SAMAR YAZBEK is a Syrian writer and journalist. She was born in Jableh in 1970, and was forced into exile following her criticism of the Asad regime and involvement in the Syrian uprising. In 2012, she won the PEN/Pinter International Writer of Courage prize for her book A Woman in Crossfire and the PEN Tucholsky prize in Sweden, and is soon to be awarded the PEN OXFAM prize in the Netherlands. She is the author of numerous works of fiction and was selected as one of the Beirut39 in 2010.

Translators:

ROBIN MOGER is an Arabic translator currently living in Cape Town, South Africa. From 2001 to 2007 he lived in Egypt, where he worked variously as a journalist, translator and interpreter. He has translated the novels A Dog With No Tail by Hamdi Abu Gollayel (2009) and Vertigo by Ahmed Mourad (2011), and is a regular contributor to Banipal.

GEORGINA COLLINS has an MA and a PhD in Translation Studies from the University of Warwick where she held posts as an Early Career Fellow and then a Teaching Associate before coming to University of Glasgow, where she is a Lecturer in Translation Studies.
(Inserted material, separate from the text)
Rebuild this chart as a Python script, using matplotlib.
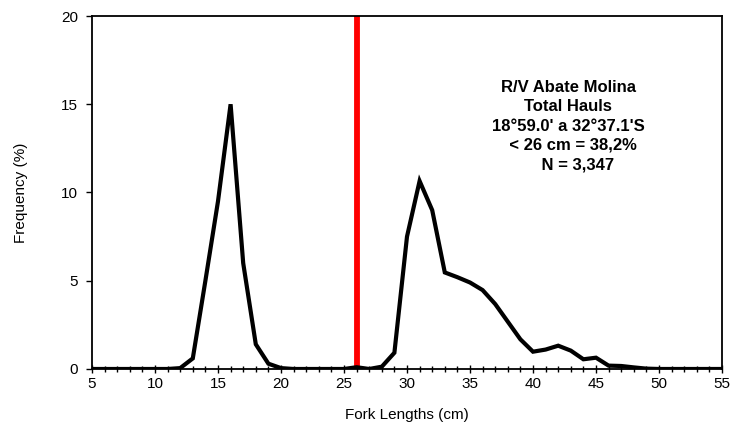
import numpy as np
import matplotlib.pyplot as plt
from matplotlib.ticker import MultipleLocator

plt.rcParams['font.family'] = ['Liberation Sans', 'DejaVu Sans']

# Fork length classes (cm) and frequency (%)
lengths = list(range(5, 56))
freq = [0, 0, 0, 0, 0, 0,                                        # 5-10
        0, 0.05, 0.6, 5.0, 9.5, 15.0, 6.0, 1.4, 0.3, 0.05,        # 11-20
        0, 0, 0, 0, 0, 0.1, 0, 0.13, 0.92, 7.5,                   # 21-30
        10.65, 9.0, 5.47, 5.2, 4.9, 4.47, 3.68, 2.68, 1.68, 0.98,  # 31-40
        1.1, 1.32, 1.04, 0.55, 0.64, 0.19, 0.17, 0.09, 0.02, 0,    # 41-50
        0, 0, 0, 0, 0]                                           # 51-55

cutoff = 26
info_lines = ["R/V Abate Molina", "Total Hauls", "18°59.0' a 32°37.1'S",
              "  < 26 cm = 38,2%", "    N = 3,347"]

fig = plt.figure(figsize=(7.33, 4.36), dpi=100)
ax = fig.add_axes([0.1255, 0.1537, 0.8595, 0.8096])

ax.plot(lengths, freq, color='black', linewidth=3, solid_joinstyle='miter', zorder=3)
ax.axvline(cutoff, color='#ff0000', linewidth=4.2, zorder=2)

ax.set_xlim(5, 55)
ax.set_ylim(0, 20)
ax.xaxis.set_major_locator(MultipleLocator(5))
ax.xaxis.set_minor_locator(MultipleLocator(1))
ax.yaxis.set_major_locator(MultipleLocator(5))
ax.tick_params(axis='x', which='major', direction='inout', length=6, width=1, labelsize=11, pad=3)
ax.tick_params(axis='x', which='minor', direction='inout', length=4, width=1)
ax.tick_params(axis='y', which='major', direction='out', length=4, width=1, labelsize=11, pad=6)
for s in ax.spines.values():
    s.set_linewidth(1.3)

ax.set_xlabel('Fork Lengths (cm)', fontsize=11, labelpad=12)
ax.set_ylabel('Frequency (%)', fontsize=11, labelpad=24)

ax.text(0.756, 0.688, "\n".join(info_lines), transform=ax.transAxes,
        ha='center', va='center', fontsize=12, fontweight='bold',
        linespacing=1.36, multialignment='center')

fig.savefig('out.png', dpi=100)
What People are Saying About This

From the Publisher

Praise for Diaries of an Unfinished Revolution: Voices from Tunis to Damascus

"There is an undeniable power to the presence of time and movement in these accounts."
New York Times Book Review

“With both poetic flourish and eyewitness intensity, the events of the Arab Spring are rendered newly relevant and visceral in this anthology of first-person accounts from Tunisia to Syria. In this haunting collection, editors Cassel, Al-Zubaidi, and Roderick present breathtakingly beautiful writing by young people who witnessed the remarkable events of 2011, and manage to accomplish what the media did not: provide context and meaning to a movement that confounded existing narratives of the Middle East.”
 —Publishers Weekly Starred Review
 
“For readers interested in the personal, firsthand stories of the young men and women who stood and fought in those chaotic city squares throughout the Middle East, the English PEN Award–winning Diaries adds a vastly different, historically vital perspective on the Arab Spring’s revolutions-in-progress…these eye-opening, untold accounts from students and local journalists alike are as essential to the historical record as they are to the outsider looking to understand what the Arab Spring is really about.”
—Booklist Starred Review

"Captures [the Arab Spring's] courage on page after page...consistently vivid and far more personal than most journalism."
The Dallas Morning News

“Intimate vignettes…this adds an emotional, personal layer to the myriad voices.”
Kirkus Reviews

"The writing is accessible — in addition to being lyrical, melancholy, and spirited."
Biographile

"[Diaries of an Unfinished Revolution] is not the revolution itself, but its continuation with literary means. As people in the Arab world recaptured the public sphere, this book opens a literary space, in which the actors and authors of the revolutions can meet and express free of fear. It is a book that nobody can avoid if he wants to understand what is happening in the Arab world."—Diesseits

“What this anthology makes abundantly clear is that the young people behind these uprisings, though often optimistic, were not blinded by the fervour of revolution but were in fact acutely aware of the obstacles that lay ahead.”
London School of Economics Review of Books

"If ever there is a book that should be championed, it is [Diaries of an Unfinished Revolution]. . . . Among the most moving, inspiring, and revealing pieces of non-fiction we've come across in some time."
—The National (U.A.E.)
"[Diaries of an Unfinished Revolution] provides a terrifying insight into the world of authoritarian regimes where freedom and democracy are alien concepts. Each of the eight accounts in this impressive anthology is accessible and illuminating."
—The Independent (U.K.)

"These stories of the Arab Spring are the brave first draft of history, written by its participants even as they were blinded by tear gas, arrested, running from the gunshots. Their voices are honest and compelling, by turns angry, afraid, frustrated, confused, embattled and hopeful.  Amidst all the punditry and wittering commentators, here is the real feel of what it means to stand up for freedom and to risk everything in doing so." 
—Wendell Steavenson, correspondent for the The New Yorker and author of The Weight of a Mustard Seed

"The ongoing Arab revolts debunked Orientalist myths about the region and disoriented the "experts". The voices of the generation spearheading these revolts are at times drowned out by the cacophony and confusion of old and new experts issuing pre-mature obituaries. This book gives space to those men and women writing of and for monumental change and demanding attention."
—Sinan Antoon, author of I'jaam - an Iraqi Rhapsody and co-director About Baghdad

From the editors' preface

"The dominant voices discussing the uprisings in most English-language media came from an elite group of professional 'experts,' often commenting far from the battles taking place in the streets. This book aims to correct that. The contributors to this anthology did not sit on the sidelines while things happened. Each of them played a role in shaping their country's future and documenting uncomfortable truths long before the wave of mass uprisings began, and they continue to do so, even when events fall out of the headlines. [ . . . ] Our aim, as editors, was to put the narrative of 'the Arab Spring' back into the hands of the people without whom there would be no story to tell."